De entrada la cotización del rublo ha caído más de un 28% debido a las sanciones. Pero no nos equivoquemos, porque Rusia tiene aguante como para soportar la acometida, y aunque las medidas sean efectivas perjudican a toda la economía en general. No olvidemos que muchos países europeos, con Alemania a la cabeza, dependen del gas ruso. Ahora mismo el panorama económico se tambalea, obligando a los bancos centrales a replantear estrategias: o controlar la inflación (en España, ahora mismo, es del 7,4%) o ir a recesión por subida de tipos.
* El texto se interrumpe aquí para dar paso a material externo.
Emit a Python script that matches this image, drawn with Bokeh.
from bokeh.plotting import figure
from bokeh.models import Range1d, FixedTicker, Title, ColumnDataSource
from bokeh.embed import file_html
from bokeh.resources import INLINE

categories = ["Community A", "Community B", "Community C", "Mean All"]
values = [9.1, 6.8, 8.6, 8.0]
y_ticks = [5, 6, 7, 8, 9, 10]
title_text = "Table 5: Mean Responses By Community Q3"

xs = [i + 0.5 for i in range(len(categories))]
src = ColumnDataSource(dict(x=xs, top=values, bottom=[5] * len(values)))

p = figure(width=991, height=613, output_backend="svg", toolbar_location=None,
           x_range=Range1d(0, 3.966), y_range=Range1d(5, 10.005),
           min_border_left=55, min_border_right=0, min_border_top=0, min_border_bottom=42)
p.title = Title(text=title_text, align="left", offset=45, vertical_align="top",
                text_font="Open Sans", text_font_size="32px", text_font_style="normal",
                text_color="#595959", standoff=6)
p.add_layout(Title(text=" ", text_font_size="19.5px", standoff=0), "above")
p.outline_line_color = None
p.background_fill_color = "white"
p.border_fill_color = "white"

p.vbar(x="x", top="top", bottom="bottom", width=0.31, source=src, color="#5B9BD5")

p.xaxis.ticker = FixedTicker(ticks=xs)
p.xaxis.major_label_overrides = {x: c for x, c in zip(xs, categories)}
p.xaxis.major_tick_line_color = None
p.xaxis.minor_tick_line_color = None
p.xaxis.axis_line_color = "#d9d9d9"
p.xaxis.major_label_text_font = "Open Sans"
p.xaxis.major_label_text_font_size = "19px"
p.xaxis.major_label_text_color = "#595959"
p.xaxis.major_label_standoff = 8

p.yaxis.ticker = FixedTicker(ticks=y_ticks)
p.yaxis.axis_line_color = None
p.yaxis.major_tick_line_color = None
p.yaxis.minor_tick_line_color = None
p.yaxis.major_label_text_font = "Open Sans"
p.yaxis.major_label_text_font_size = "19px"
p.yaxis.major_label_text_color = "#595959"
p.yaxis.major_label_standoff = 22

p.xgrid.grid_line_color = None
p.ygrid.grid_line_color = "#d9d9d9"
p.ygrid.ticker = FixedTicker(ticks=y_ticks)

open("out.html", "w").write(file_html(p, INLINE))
Más de un analista calcula que el impacto de la invasión de Ucrania se puede llevar por delante el 1% o incluso más del PIB mundial y dejarnos una inflación galopante.

Mientras Emmanuel Macron avisa a los franceses de que el conflicto puede ser largo y duro, y la UE emplea fondos para nutrir de armas y material defensivo al ejército ucraniano; mientras Volodímir Zelenski urge a Bruselas a integrar a su país de inmediato en la Unión Europea, y a la espera de saber qué resultado arroja la mesa de negociación entre agresores y agredidos en Gómel, en la frontera con Bielorrusia, solo cabe esperar y rezar. Y acoger a los más de 300.000 ucranianos que han cruzado la frontera huyendo de la guerra. 

Tal vez en un histórico error de cálculo Vladimir Putin haya topado con su Vietnam particular, y su sueño de una rápida ocupación y control del país trocarse en una guerra de guerrillas enquistada e irresoluble en el corazón de Europa, o en algo infinitamente peor: un conflicto generalizado a gran escala. 

Crucen los dedos. No me despido como siempre suelo hacer deseándoles que sean felices, porque ahora mismo sería una broma de muy mal gusto.